Lo reconozco, le debo el hallazgo a mi amigo y compañero de periódico y de fatigas Pablo Molina, que es un murciano de armas tomar cuyo acerado ingenio no deja ni de sorprenderme ni de hacerme reír. En el Cuaderno de Bitácora que mantiene en la red bajo el agudo título de “La caverna neoliberal“ publicaba ayer una entrevista al autor de otra página no menos curiosa e hilarante, el weblog Progres, una parodia de la SER que hace las delicias de cualquiera que esté hasta las narices de las trolas y bravuconadas de esa cadena de radio.
Perdido entre las preguntas y después de haberme reído un buen rato descubrí que Pablo proponía al entrevistado la creación de una tasa cultural similar a la que cierto grupo antisistema auspicia para los mercados financieros. La ideada por Pablo vendría a llamarse Tasa Almodóvar e iría destinada íntegramente a la cubrir las necesidades de la gente del cine. Ya se sabe que lo que no es tradición es plagio por lo que la idea, aunque copiada, sería un bálsamo que los cineastas nunca dejarían de agradecer. No sería necesario asignar una cantidad determinada de dinero en los presupuestos y, en el caso de que los peliculeros se quedasen cortos, cabría siempre la posibilidad de elevar el tipo a fin de año, como con el IVA pero en plan cultural. Y si se quedan a cero en agosto pues se aplica la subida con carácter retroactivo y a tapar agujeros.
La iniciativa, que bien podría poner en marcha Teddy Bautista desde la SGAE, garantizaría un flujo constante de efectivo a ese sector tan importante de nuestra economía, que, si bien no genera muchos puestos de trabajo, edifica nuestras conciencias y representa fielmente nuestro vivir y nuestro sentir, tal y como apostilló Zapatero hace unos días tras la Gala de los Goya. El problema por lo tanto no estriba en la oportunidad de la tasa sino en el nombre y sobre qué bienes y servicios imponerla. Lo de Almodóvar no es mala ocurrencia pero Bardem me parece más apropiado, esa familia de cómicos ha entregado a sus mejores miembros al altar cultural de la patria y de justicia es reconocérselo. Para no ofender al realizador manchego, el fondo al que fuesen a parar los dineros obtenidos a través del impuesto podríamos bautizarlo como Fondo Almodóvar de Promoción de la Cinematografía, dependiente de un organismo de nueva creación, el Instituto Médem del Séptimo Arte, dedicado a ese revolucionario del género documental. Todos, el Bardem, el Almodóvar y el Médem, serían parte orgánica del ministerio del ramo y dispondrían de todo el aparato funcionarial que dicha institución se merece, máquina de café incluida.

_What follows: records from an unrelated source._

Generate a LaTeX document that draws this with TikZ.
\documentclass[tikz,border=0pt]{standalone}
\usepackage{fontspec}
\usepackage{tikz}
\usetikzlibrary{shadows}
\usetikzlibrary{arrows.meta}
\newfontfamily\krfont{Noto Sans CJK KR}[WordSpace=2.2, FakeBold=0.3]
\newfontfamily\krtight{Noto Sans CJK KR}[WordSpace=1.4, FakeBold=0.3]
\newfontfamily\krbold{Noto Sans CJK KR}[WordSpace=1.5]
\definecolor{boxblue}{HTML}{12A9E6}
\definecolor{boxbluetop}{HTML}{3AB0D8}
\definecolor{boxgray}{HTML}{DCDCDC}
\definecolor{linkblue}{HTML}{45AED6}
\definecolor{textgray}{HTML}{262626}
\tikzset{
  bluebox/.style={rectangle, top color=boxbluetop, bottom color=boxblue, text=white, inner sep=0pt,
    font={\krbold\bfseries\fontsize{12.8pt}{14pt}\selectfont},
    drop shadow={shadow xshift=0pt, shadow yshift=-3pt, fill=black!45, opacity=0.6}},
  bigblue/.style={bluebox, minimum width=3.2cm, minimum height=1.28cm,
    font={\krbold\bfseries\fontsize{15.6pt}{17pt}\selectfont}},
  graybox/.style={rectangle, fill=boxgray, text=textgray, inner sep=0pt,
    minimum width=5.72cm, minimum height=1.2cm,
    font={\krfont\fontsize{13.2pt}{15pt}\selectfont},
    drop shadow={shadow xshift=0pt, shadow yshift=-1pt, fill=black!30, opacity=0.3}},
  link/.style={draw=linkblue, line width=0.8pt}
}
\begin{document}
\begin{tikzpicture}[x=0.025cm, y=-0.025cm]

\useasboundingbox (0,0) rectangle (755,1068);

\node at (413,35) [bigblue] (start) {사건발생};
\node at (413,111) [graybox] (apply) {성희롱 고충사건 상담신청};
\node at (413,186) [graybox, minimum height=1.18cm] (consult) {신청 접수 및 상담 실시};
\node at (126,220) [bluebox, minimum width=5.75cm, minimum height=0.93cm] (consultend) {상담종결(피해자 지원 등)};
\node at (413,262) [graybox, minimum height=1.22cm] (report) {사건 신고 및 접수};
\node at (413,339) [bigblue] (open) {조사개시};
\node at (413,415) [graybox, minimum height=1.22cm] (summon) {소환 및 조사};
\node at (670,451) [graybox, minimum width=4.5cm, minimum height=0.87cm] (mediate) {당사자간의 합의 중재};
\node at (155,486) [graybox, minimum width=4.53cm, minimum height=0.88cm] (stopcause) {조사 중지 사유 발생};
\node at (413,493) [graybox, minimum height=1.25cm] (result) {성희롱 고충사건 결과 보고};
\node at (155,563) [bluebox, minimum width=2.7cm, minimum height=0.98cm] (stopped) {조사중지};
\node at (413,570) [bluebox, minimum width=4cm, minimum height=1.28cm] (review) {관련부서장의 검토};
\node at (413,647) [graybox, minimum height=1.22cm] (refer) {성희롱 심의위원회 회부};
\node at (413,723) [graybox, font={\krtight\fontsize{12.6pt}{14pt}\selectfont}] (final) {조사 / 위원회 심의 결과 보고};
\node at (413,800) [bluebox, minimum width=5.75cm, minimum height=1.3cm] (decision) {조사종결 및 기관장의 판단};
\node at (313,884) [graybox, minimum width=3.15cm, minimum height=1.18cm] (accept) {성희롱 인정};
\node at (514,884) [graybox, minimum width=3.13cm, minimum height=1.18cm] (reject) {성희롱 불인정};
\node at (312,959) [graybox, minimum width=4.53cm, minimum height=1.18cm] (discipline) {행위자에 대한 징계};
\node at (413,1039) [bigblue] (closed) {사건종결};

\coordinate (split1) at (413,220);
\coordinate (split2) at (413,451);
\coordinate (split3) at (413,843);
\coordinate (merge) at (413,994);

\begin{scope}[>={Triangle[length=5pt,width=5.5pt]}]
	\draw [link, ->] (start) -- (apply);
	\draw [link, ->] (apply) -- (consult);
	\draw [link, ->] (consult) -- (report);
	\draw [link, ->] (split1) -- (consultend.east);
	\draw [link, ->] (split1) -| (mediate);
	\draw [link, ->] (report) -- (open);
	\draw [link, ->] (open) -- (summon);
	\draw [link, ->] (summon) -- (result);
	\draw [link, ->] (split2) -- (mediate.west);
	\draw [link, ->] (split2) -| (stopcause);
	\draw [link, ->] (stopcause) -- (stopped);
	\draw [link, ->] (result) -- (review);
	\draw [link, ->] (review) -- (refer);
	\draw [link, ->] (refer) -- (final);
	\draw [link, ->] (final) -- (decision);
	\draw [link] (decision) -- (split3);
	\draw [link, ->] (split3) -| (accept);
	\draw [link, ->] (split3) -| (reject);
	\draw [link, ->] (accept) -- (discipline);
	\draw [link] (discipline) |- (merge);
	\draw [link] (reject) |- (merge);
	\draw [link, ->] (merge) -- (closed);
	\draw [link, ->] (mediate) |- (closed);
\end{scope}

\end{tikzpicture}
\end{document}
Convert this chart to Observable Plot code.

Una vez reconvertida en Tasa Bardem, el Instituto Médem alimentaría en primera instancia las arcas del Fondo Almodóvar de las producciones norteamericanas que son, como todo el mundo sabe, las causantes del desastre. Más tarde podría ampliarse a restaurantes de comida rápida, marcas de calzado deportivo y de ropa vaquera, refrescos de cola, cigarrillos rubios, ciertos fabricantes de ordenadores personales y Microsoft, cuyo tipo sería el triple de lo establecido porque así lo demanda la sociedad. En una tercera fase se gravarían el resto de productos fabricados en EEUU y todos los que, hechos aquí, tuviesen la patente al otro lado del charco. El pato Donald iría aparte, sus películas y el lucrativo merchandising de las mismas tributarían algo más, para compensar a Marcelino pan y vino.
Puestas así las cosas, la Tasa Bardem mataría dos pájaros de un tiro. Por un lado, haría de nuestro cine un gigante financiero. No habría producción que se le resistiese y, con algo de suerte y un poquito de talento, la gente volvería resignada a las salas. Por otro, la cultura española florecería en un nuevo siglo de oro, en una Arcadia carpetovetónica libre de los malignos influjos yanquis y de su odiosa colonización cultural. Motivo hay, y ganas, más todavía.